We present results from a new three‐dimensional empirical magnetopause model based on 15,089 magnetopause crossings from 23 spacecraft. To construct the model, we introduce a Support Vector Regression Machine (SVRM) technique with a systematic approach that balances model smoothness with fitting accuracy to produce a model that reveals the manner in which the size and shape of the magnetopause depend upon various control parameters without any assumptions concerning the analytical shape of the magnetopause. The new model fits the data used in the modeling very accurately, and can guarantee a similar accuracy when predicting unseen observations within the applicable range of control parameters. We introduce a new error analysis technique based upon the SVRM that enables us to obtain model errors appropriate to different locations and control parameters.
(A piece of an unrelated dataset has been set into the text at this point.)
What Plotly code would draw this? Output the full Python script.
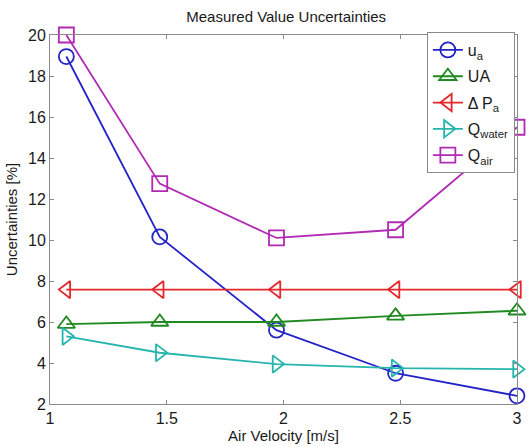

We find significant east‐west elongations in the magnetopause shape for many combinations of control parameters. Variations in the Earth's dipole tilt can cause significant magnetopause north/south asymmetries and deviation of the magnetopause nose from the Sun‐Earth line nonlinearly by as much as 5 Re. Subsolar magnetopause erosion effect under southward IMF is seen which is strongly affected by solar wind dynamic pressure. Further, we find significant shrinking of high‐latitude magnetopause with decreased magnetopause flaring angle during northward IMF.